Belle II Tracking Workshop 2025 in Uppsala

May 9, 2025
Wissenschaftler der Belle II Kollaboration Belle II
Scientists from German Belle II institutes, including KIT physicists L. Reuter (fifth from the left) and T. Brandes (seventh from the left).

In preparation for the next data-taking campaign in late 2025, experts from the Belle II collaboration gathered in Uppsala, Sweden, for their 2025 Tracking Workshop. During this three-day meeting, they discussed one of the critical components of the experiment: reconstructing particle tracks.

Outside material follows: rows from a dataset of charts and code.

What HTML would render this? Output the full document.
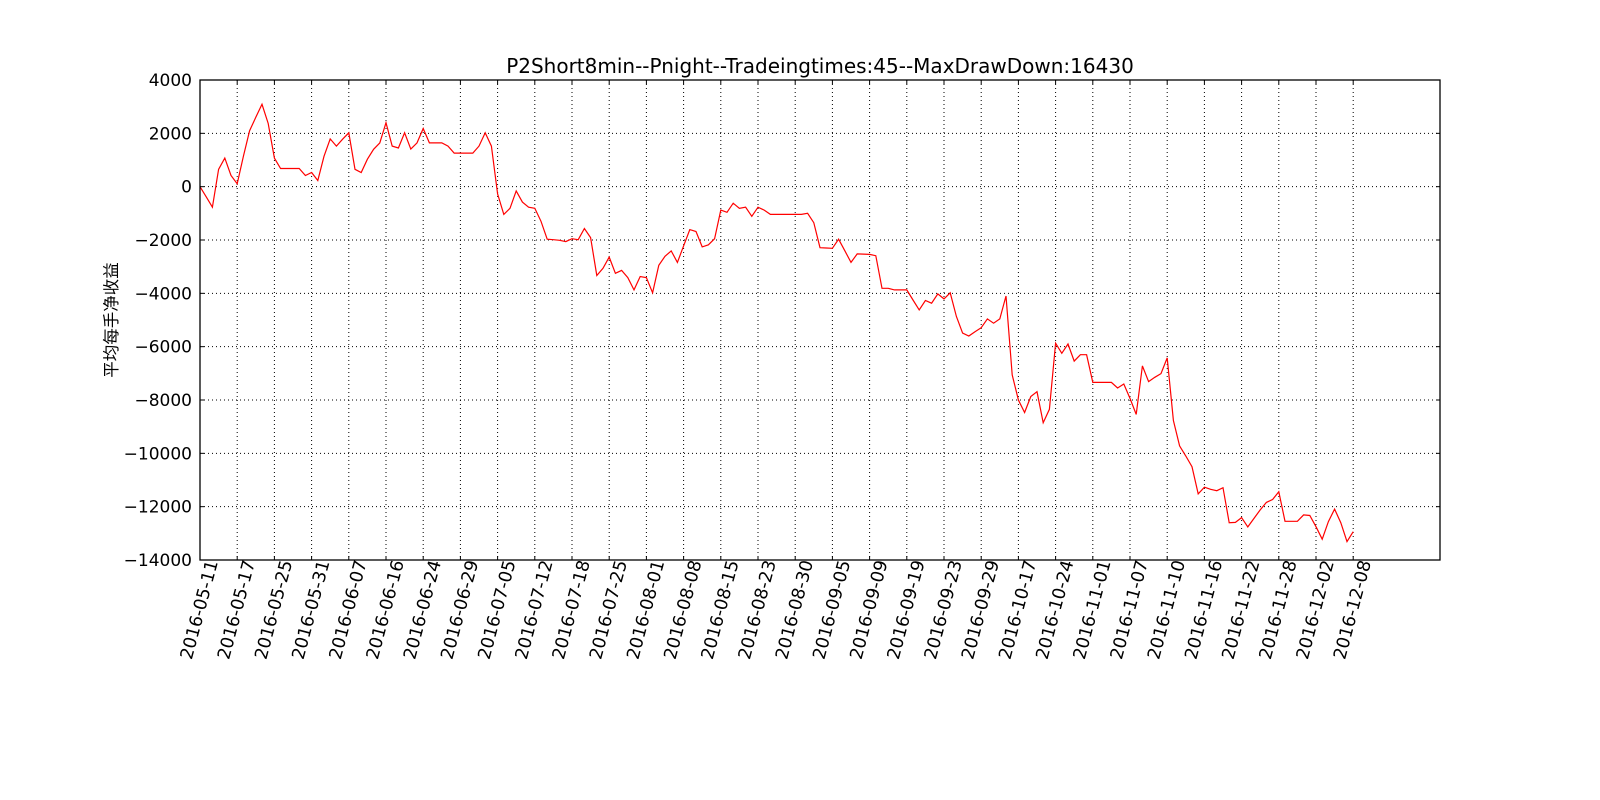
<!DOCTYPE html>
<html><head><meta charset="utf-8"><style>
html,body{margin:0;padding:0;background:#fff;}
svg{display:block;font-family:"DejaVu Sans","Liberation Sans","Noto Sans CJK SC",sans-serif;}
</style></head><body>
<svg id="chart" width="1600" height="800" viewBox="0 0 1600 800" xmlns="http://www.w3.org/2000/svg">
<rect width="1600" height="800" fill="#fff"/>
<text x="820" y="73" text-anchor="middle" font-size="20">P2Short8min--Pnight--Tradeingtimes:45--MaxDrawDown:16430</text>
<text transform="translate(117,320) rotate(-90)" text-anchor="middle" font-size="16.5" font-family="'Noto Sans CJK SC',sans-serif">平均每手净收益</text>
<g id="grid"></g>
<g id="series"></g>
<g id="axes"></g>
<rect x="200" y="80" width="1240" height="480" fill="none" stroke="#000" stroke-width="1.3"/>
</svg>
<script>
const xTickLabels = ["2016-05-11","2016-05-17","2016-05-25","2016-05-31","2016-06-07","2016-06-16","2016-06-24","2016-06-29","2016-07-05","2016-07-12","2016-07-18","2016-07-25","2016-08-01","2016-08-08","2016-08-15","2016-08-23","2016-08-30","2016-09-05","2016-09-09","2016-09-19","2016-09-23","2016-09-29","2016-10-17","2016-10-24","2016-11-01","2016-11-07","2016-11-10","2016-11-16","2016-11-22","2016-11-28","2016-12-02","2016-12-08"];
const yTicks = [4000,2000,0,-2000,-4000,-6000,-8000,-10000,-12000,-14000];
const profit = [
0,-380,-770,650,1070,420,110,1140,2100,2600,
3090,2370,1070,680,680,680,680,420,530,230,
1140,1790,1520,1780,2020,650,530,1030,1400,1640,
2400,1520,1450,2020,1410,1640,2180,1640,1640,1640,
1520,1260,1260,1260,1260,1520,2020,1520,-270,-1040,
-810,-160,-580,-770,-810,-1300,-1970,-1990,-2010,-2060,
-1950,-1990,-1570,-1910,-3330,-3060,-2640,-3250,-3140,-3410,
-3870,-3370,-3410,-3980,-2950,-2610,-2410,-2840,-2220,-1610,
-1680,-2260,-2180,-1950,-880,-960,-620,-810,-770,-1110,
-770,-880,-1040,-1040,-1040,-1040,-1040,-1040,-1000,-1350,
-2290,-2300,-2310,-1970,-2400,-2840,-2520,-2530,-2540,-2590,
-3810,-3810,-3870,-3870,-3870,-4250,-4620,-4270,-4370,-4020,
-4210,-3980,-4870,-5490,-5600,-5440,-5290,-4960,-5120,-4960,
-4100,-7060,-8000,-8470,-7870,-7690,-8850,-8350,-5870,-6250,
-5900,-6540,-6300,-6300,-7340,-7340,-7340,-7340,-7550,-7400,
-7940,-8540,-6720,-7310,-7150,-7010,-6420,-8770,-9720,-10100,
-10500,-11520,-11270,-11350,-11400,-11290,-12600,-12590,-12410,-12760,
-12440,-12120,-11840,-11730,-11440,-12550,-12550,-12550,-12310,-12330,
-12750,-13220,-12560,-12090,-12600,-13310,-12940];
const tickEvery = 6;

const NS="http://www.w3.org/2000/svg";
const L=200,R=1440,T=80,B=560,XMAX=200,YMIN=-14000,YMAX=4000;
const xs=i=>L+(R-L)*i/XMAX;
const ys=v=>T+(B-T)*(YMAX-v)/(YMAX-YMIN);
function mk(tag,attrs,parent){const e=document.createElementNS(NS,tag);for(const k in attrs)e.setAttribute(k,attrs[k]);parent.appendChild(e);return e;}
const grid=document.getElementById('grid'),axes=document.getElementById('axes'),series=document.getElementById('series');

yTicks.forEach(v=>{
  const y=ys(v);
  if(v!==YMAX&&v!==YMIN){const g=mk('line',{x1:L,x2:R,y1:y,y2:y,stroke:'#000','stroke-width':1,'stroke-dasharray':'1,3'},grid);
  
  }
  const t1=mk('line',{x1:L,x2:L+4,y1:y,y2:y,stroke:'#000'},axes);
  
  
  const t2=mk('line',{x1:R-4,x2:R,y1:y,y2:y,stroke:'#000'},axes);
  
  
  const lab=mk('text',{x:L-8,y:y+6,'text-anchor':'end','font-size':17},axes);
  lab.textContent=(v<0?'\u2212'+(-v):String(v));
  
  
});
xTickLabels.forEach((s,k)=>{
  const x=xs(k*tickEvery);
  if(k>0){const g=mk('line',{x1:x,x2:x,y1:T,y2:B,stroke:'#000','stroke-width':1,'stroke-dasharray':'1,3'},grid);
  
  }
  const t1=mk('line',{x1:x,x2:x,y1:B-4,y2:B,stroke:'#000'},axes);
  
  
  const t2=mk('line',{x1:x,x2:x,y1:T,y2:T+4,stroke:'#000'},axes);
  
  
  const lab=mk('text',{transform:`translate(${x},${B+50}) rotate(-75)`,'text-anchor':'middle','dominant-baseline':'central','font-size':17.5},axes);
  lab.textContent=s;
  
  
});
const pts=profit.map((v,i)=>xs(i).toFixed(1)+','+ys(v).toFixed(1)).join(' ');
const line=mk('polyline',{points:pts,fill:'none',stroke:'#ff0000','stroke-width':1.2,'stroke-linejoin':'miter'},series);


</script>
</body></html>
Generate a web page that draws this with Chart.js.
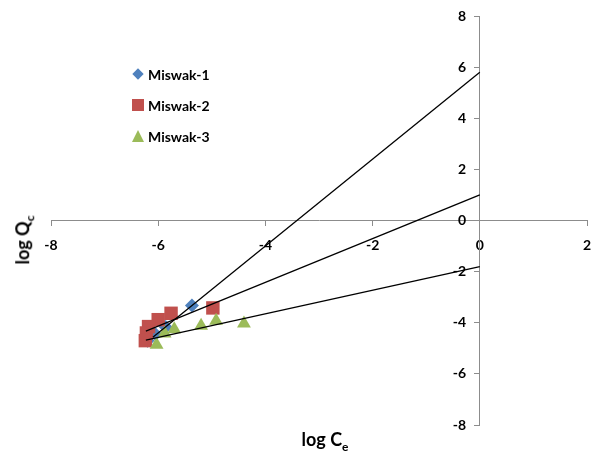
<!DOCTYPE html>
<html>
<head>
<meta charset="utf-8">
<script src="https://cdn.jsdelivr.net/npm/chart.js@4/dist/chart.umd.min.js"></script>
<style>
  body { margin: 0; background: #fff; }
  #wrap { position: relative; width: 592px; height: 454px; }
  .ttl { position: absolute; font: bold 18px Lato, sans-serif; color: #000; white-space: nowrap; }
  .ttl sub { font-size: 12px; }
  #ytitle { left: 24px; top: 240px; transform: translate(-50%, -50%) rotate(-90deg); }
  #xtitle { left: 325px; top: 441px; transform: translate(-50%, -50%); }
  #legend { position: absolute; left: 132px; top: 66px; font: bold 14px Lato, sans-serif; }
  .item { height: 31px; display: flex; align-items: flex-start; }
  .mk { width: 16px; height: 18px; position: relative; }
</style>
</head>
<body>
<div id="wrap">
  <canvas id="chart"></canvas>
  <div id="legend"></div>
  <div class="ttl" id="ytitle">log Q<sub>c</sub></div>
  <div class="ttl" id="xtitle">log C<sub>e</sub></div>
</div>
<script>
// values
const seriesNames = ['Miswak-1', 'Miswak-2', 'Miswak-3'];
const colors = ['#4F81BD', '#C0504D', '#9BBB59'];
const shapes = ['rectRot', 'rect', 'triangle'];

const miswak1X = [-5.37, -5.86, -6.05, -6.2];
const miswak1Y = [-3.33, -4.17, -4.45, -4.7];
const miswak2X = [-4.98, -5.76, -6.0, -6.18, -6.22, -6.24];
const miswak2Y = [-3.42, -3.63, -3.88, -4.15, -4.4, -4.7];
const miswak3X = [-4.4, -4.92, -5.2, -5.7, -5.88, -6.03];
const miswak3Y = [-4.03, -3.92, -4.12, -4.25, -4.42, -4.86];

// linear trend lines (slope, intercept) and where they start
const trendSlope = [1.70, 0.855, 0.462];
const trendIntercept = [5.8, 1.0, -1.8];
const trendStart = [-6.1, -6.23, -6.23];
const trendEnd = 0;

const xTicks = [-8, -6, -4, -2, 0, 2];
const yTicks = [-8, -6, -4, -2, 0, 2, 4, 6, 8];

const xs = [miswak1X, miswak2X, miswak3X];
const ys = [miswak1Y, miswak2Y, miswak3Y];
const radii = [7, 9.5, 8];

const datasets = [];

// trend lines on top
trendSlope.forEach((m, i) => {
  const b = trendIntercept[i];
  datasets.push({
    label: 'trend' + (i + 1),
    data: [{x: trendStart[i], y: m * trendStart[i] + b}, {x: trendEnd, y: m * trendEnd + b}],
    showLine: true,
    borderColor: '#000',
    borderWidth: 1.3,
    pointRadius: 0,
    order: 0
  });
});

seriesNames.forEach((name, i) => {
  datasets.push({
    label: name,
    data: xs[i].map((x, j) => ({x: x, y: ys[i][j]})),
    pointStyle: shapes[i],
    pointRadius: radii[i],
    backgroundColor: colors[i],
    borderColor: colors[i],
    borderWidth: 0,
    order: 3 - i
  });
});

const tickFont = {family: 'Lato', size: 14, weight: 'bold'};

new Chart(document.getElementById('chart'), {
  type: 'scatter',
  data: {datasets: datasets},
  options: {
    responsive: true,
    maintainAspectRatio: false,
    animation: false,
    layout: {autoPadding: false, padding: {left: 51, right: 5, top: 16, bottom: 29}},
    plugins: {legend: {display: false}, tooltip: {enabled: false}},
    scales: {
      x: {
        type: 'linear',
        min: -8, max: 2,
        position: {y: 0},
        // crossing axes: take no room from the plot area
        afterFit: s => { s.height = 0; s.paddingLeft = 0; s.paddingRight = 0; },
        afterBuildTicks: s => { s.ticks = xTicks.map(v => ({value: v})); },
        grid: {display: true, drawOnChartArea: false, drawTicks: true, tickLength: 5, color: '#8c8c8c'},
        border: {display: true, color: '#8c8c8c', width: 1},
        ticks: {font: tickFont, color: '#000', padding: 12, maxRotation: 0}
      },
      y: {
        type: 'linear',
        min: -8, max: 8,
        position: {x: 0},
        afterFit: s => { s.width = 0; s.paddingTop = 0; s.paddingBottom = 0; },
        afterBuildTicks: s => { s.ticks = yTicks.map(v => ({value: v})); },
        grid: {display: true, drawOnChartArea: false, drawTicks: true, tickLength: 5, color: '#8c8c8c'},
        border: {display: true, color: '#8c8c8c', width: 1},
        // labels sit flush on a centred axis, pad them off the line
        ticks: {font: tickFont, color: '#000', callback: v => v + '    '}
      }
    }
  }
});

// legend
const legend = document.getElementById('legend');
seriesNames.forEach((name, i) => {
  const item = document.createElement('div');
  item.className = 'item';
  const mk = document.createElement('div');
  mk.className = 'mk';
  const s = document.createElement('div');
  s.style.position = 'absolute';
  if (shapes[i] === 'rectRot') {
    s.style.cssText += 'left:2px;top:4px;width:8px;height:8px;transform:rotate(45deg);background:' + colors[i];
  } else if (shapes[i] === 'rect') {
    s.style.cssText += 'left:0px;top:2px;width:12px;height:12px;background:' + colors[i];
  } else {
    s.style.cssText += 'left:0px;top:2px;width:0;height:0;border-left:6px solid transparent;border-right:6px solid transparent;border-bottom:12px solid ' + colors[i];
  }
  mk.appendChild(s);
  const t = document.createElement('span');
  t.textContent = name;
  item.appendChild(mk);
  item.appendChild(t);
  legend.appendChild(item);
});
</script>
</body>
</html>
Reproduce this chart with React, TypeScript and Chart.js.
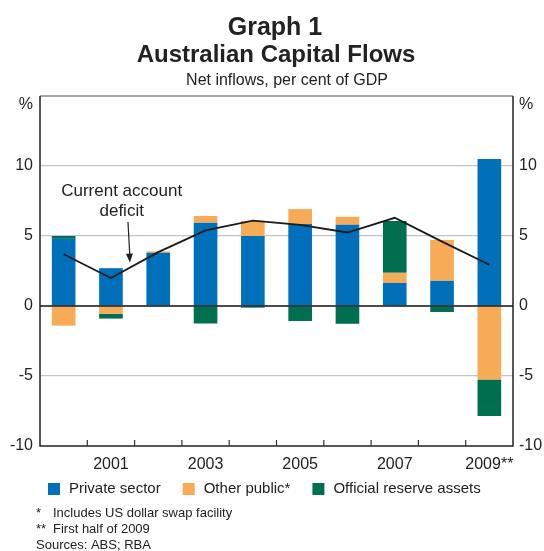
import React, { useEffect, useRef } from 'react';
import { Chart, registerables } from 'chart.js';

Chart.register(...registerables);

// ---- Data ----
const years = ['2000', '2001', '2002', '2003', '2004', '2005', '2006', '2007', '2008', '2009**'];
const privateSector = [4.8, 2.7, 3.8, 5.95, 5.0, 5.85, 5.8, 1.65, 1.8, 10.5];
const otherPublic = [-1.4, -0.55, 0.1, 0.48, 1.07, 1.07, 0.57, 0.72, 2.92, -5.25];
const reserveAssets = [0.2, -0.35, 0, -1.25, -0.12, -1.07, -1.27, 3.7, -0.43, -2.6];
const currentAccountDeficit = [3.7, 2.0, 3.85, 5.4, 6.1, 5.8, 5.25, 6.3, 4.6, 2.95];
const yTickValues = [-10, -5, 0, 5, 10, 15];

const titleLines = ['Graph 1', 'Australian Capital Flows'];
const subtitle = 'Net inflows, per cent of GDP';
const footnotes: [string, string][] = [
  ['*', 'Includes US dollar swap facility'],
  ['**', 'First half of 2009'],
];
const sourceNote = 'Sources: ABS; RBA';
const annotationLines = ['Current account', 'deficit'];

const FONT = '"Liberation Sans", Arial, sans-serif';
const BLUE = '#0070bb';
const ORANGE = '#f8ab57';
const GREEN = '#006f4f';
const TEXT = '#222';

const overlayPlugin = {
  id: 'overlay',
  afterDatasetsDraw(chart: any) {
    const { ctx, chartArea: a, scales } = chart;
    const y = scales.y;
    ctx.save();
    const y0 = y.getPixelForValue(0);
    ctx.strokeStyle = '#111';
    ctx.lineWidth = 1.5;
    ctx.beginPath();
    ctx.moveTo(a.left, y0);
    ctx.lineTo(a.right, y0);
    ctx.stroke();
    ctx.restore();
  },
  afterDraw(chart: any) {
    const { ctx, chartArea: a, scales } = chart;
    const x = scales.x;
    const y = scales.y;
    ctx.save();

    // frame
    ctx.lineWidth = 1.5;
    ctx.strokeStyle = '#8a8a8a';
    ctx.beginPath();
    ctx.moveTo(a.left, a.top);
    ctx.lineTo(a.right, a.top);
    ctx.stroke();
    ctx.strokeStyle = '#222';
    ctx.beginPath();
    ctx.moveTo(a.left, a.top);
    ctx.lineTo(a.left, a.bottom);
    ctx.lineTo(a.right, a.bottom);
    ctx.lineTo(a.right, a.top);
    ctx.stroke();

    // inward x ticks at category boundaries
    ctx.lineWidth = 1.2;
    ctx.strokeStyle = '#333';
    for (let i = 1; i < years.length; i++) {
      const px = (x.getPixelForValue(i - 1) + x.getPixelForValue(i)) / 2;
      ctx.beginPath();
      ctx.moveTo(px, a.bottom);
      ctx.lineTo(px, a.bottom - 6);
      ctx.stroke();
    }

    // % labels
    ctx.fillStyle = TEXT;
    ctx.font = `16px ${FONT}`;
    ctx.textBaseline = 'middle';
    ctx.textAlign = 'right';
    ctx.fillText('%', a.left - 7, a.top + 9);
    ctx.textAlign = 'left';
    ctx.fillText('%', a.right + 6, a.top + 9);

    // titles
    ctx.textAlign = 'center';
    ctx.textBaseline = 'alphabetic';
    ctx.font = `bold 25px ${FONT}`;
    ctx.fillText(titleLines[0], 275, 35);
    ctx.font = `bold 24px ${FONT}`;
    ctx.fillText(titleLines[1], 276, 62);
    ctx.font = `16px ${FONT}`;
    ctx.fillText(subtitle, 287, 85);

    // annotation
    ctx.font = `17px ${FONT}`;
    const ax = x.getPixelForValue(1.227);
    ctx.fillText(annotationLines[0], ax, y.getPixelForValue(7.86));
    ctx.fillText(annotationLines[1], ax, y.getPixelForValue(6.43));
    const tx0 = x.getPixelForValue(1.36);
    const ty0 = y.getPixelForValue(6.0);
    const tx1 = x.getPixelForValue(1.4);
    const ty1 = y.getPixelForValue(3.1);
    ctx.strokeStyle = '#222';
    ctx.lineWidth = 1.2;
    ctx.beginPath();
    ctx.moveTo(tx0, ty0);
    ctx.lineTo(tx1, ty1 - 6);
    ctx.stroke();
    const ang = Math.atan2(ty1 - ty0, tx1 - tx0);
    ctx.fillStyle = '#222';
    ctx.beginPath();
    ctx.moveTo(tx1, ty1);
    ctx.lineTo(tx1 - 9 * Math.cos(ang) + 3.5 * Math.sin(ang), ty1 - 9 * Math.sin(ang) - 3.5 * Math.cos(ang));
    ctx.lineTo(tx1 - 9 * Math.cos(ang) - 3.5 * Math.sin(ang), ty1 - 9 * Math.sin(ang) + 3.5 * Math.cos(ang));
    ctx.closePath();
    ctx.fill();

    // legend
    ctx.font = `15px ${FONT}`;
    ctx.textAlign = 'left';
    ctx.textBaseline = 'middle';
    let lx = 48;
    const ly = 489;
    chart.data.datasets.forEach((ds: any) => {
      if (ds.type === 'line') return;
      ctx.fillStyle = ds.backgroundColor;
      ctx.fillRect(lx, ly - 6, 12, 12);
      ctx.fillStyle = TEXT;
      ctx.fillText(ds.label, lx + 21, ly);
      lx += 21 + ctx.measureText(ds.label).width + 22;
    });

    // footnotes
    ctx.font = `13px ${FONT}`;
    ctx.fillStyle = TEXT;
    footnotes.forEach(([mark, text], i) => {
      const fy = 513 + i * 16;
      ctx.fillText(mark, 36, fy);
      ctx.fillText(text, 53, fy);
    });
    ctx.fillText(sourceNote, 36, 545);

    ctx.restore();
  },
};

export default function App() {
  const ref = useRef<HTMLCanvasElement | null>(null);

  useEffect(() => {
    if (!ref.current) return;
    const tickFont = { family: FONT, size: 16 };
    const chart = new Chart(ref.current, {
      type: 'bar',
      data: {
        labels: years,
        datasets: [
          {
            type: 'line',
            label: 'Current account deficit',
            data: currentAccountDeficit,
            borderColor: '#1a1a1a',
            borderWidth: 1.8,
            pointRadius: 0,
            tension: 0,
            fill: false,
            stack: 'cad',
            order: -1,
          } as any,
          {
            label: 'Private sector',
            data: privateSector,
            backgroundColor: BLUE,
            stack: 'flows',
          },
          {
            label: 'Other public*',
            data: otherPublic,
            backgroundColor: ORANGE,
            stack: 'flows',
          },
          {
            label: 'Official reserve assets',
            data: reserveAssets,
            backgroundColor: GREEN,
            stack: 'flows',
          },
        ],
      },
      options: {
        responsive: false,
        animation: false,
        layout: { padding: { top: 96, left: 0, right: 0, bottom: 0 } },
        datasets: { bar: { barPercentage: 0.5, categoryPercentage: 1 } },
        plugins: { legend: { display: false }, tooltip: { enabled: false }, title: { display: false } },
        scales: {
          x: {
            stacked: true,
            grid: { display: false },
            border: { display: false },
            ticks: {
              autoSkip: false,
              maxRotation: 0,
              padding: 1,
              color: TEXT,
              font: tickFont,
              callback: (_v: any, i: number) => (i % 2 === 1 ? years[i] : ''),
            },
            afterFit: (s: any) => {
              s.height = 105;
            },
          },
          y: {
            stacked: true,
            min: yTickValues[0],
            max: yTickValues[yTickValues.length - 1],
            afterBuildTicks: (s: any) => {
              s.ticks = yTickValues.map((v) => ({ value: v }));
            },
            ticks: {
              padding: 7,
              color: TEXT,
              font: tickFont,
              callback: (v: any) => (v === 15 ? '' : String(v)),
            },
            grid: {
              drawTicks: false,
              lineWidth: 1.2,
              color: (c: any) =>
                c.tick && [10, 5, -5].includes(c.tick.value) ? '#c4c4cc' : 'rgba(0,0,0,0)',
            },
            border: { display: false },
            afterFit: (s: any) => {
              s.width = 40;
            },
          },
          y2: {
            position: 'right',
            min: yTickValues[0],
            max: yTickValues[yTickValues.length - 1],
            afterBuildTicks: (s: any) => {
              s.ticks = yTickValues.map((v) => ({ value: v }));
            },
            ticks: {
              padding: 6,
              color: TEXT,
              font: tickFont,
              callback: (v: any) => (v === 15 ? '' : String(v)),
            },
            grid: { display: false, drawTicks: false },
            border: { display: false },
            afterFit: (s: any) => {
              s.width = 31;
            },
          },
        },
      } as any,
      plugins: [overlayPlugin],
    });
    return () => chart.destroy();
  }, []);

  return (
    <div style={{ position: 'fixed', left: 0, top: 0, width: 544, height: 551, background: '#fff' }}>
      <canvas ref={ref} width={544} height={551} style={{ width: 544, height: 551, display: 'block' }} />
    </div>
  );
}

From detector alignment to high-level trigger performance, the workshop brought together hardware experts, software developers, and analysts for an open exchange of ideas and tools. As the SuperKEKB collider pushes to higher luminosities, which comes with increased backgrounds, the demand for faster, more accurate tracking continues to grow. In that spirit, the workshop highlighted both refinements to traditional algorithms and new track-finding methods using machine learning (ML).

The Belle II group at the Karlsruhe Institute of Technology (KIT) is leading the ML tracking efforts within the collaboration and is known for its expertise in graph neural network (GNN)-based track reconstruction. MSc student Tristan Brandes presented a GNN track finder for the Silicon Vertex Detector, designed to identify tracks in the experiment’s innermost layers. PhD student Lea Reuter followed with KIT’s full GNN pipeline “CATFinder,” short for “CDC AI Track Finder” (published in Comput. Softw. Big Sci. 9 (2025) 1, 6) for the central drift chamber. The newest iteration of CATFinder, discussed in Sweden, now combines a GNN based hit filter (also developed at ETP) with the end-to-end AI track finder. While CATFinder was originally developed to improve reconstruction of long-lived particles, it also shows excellent symmetry between positively and negatively charged tracks. This is a surprising and very promising feature for Belle II, an experiment optimized to detect the smallest differences between matter and antimatter.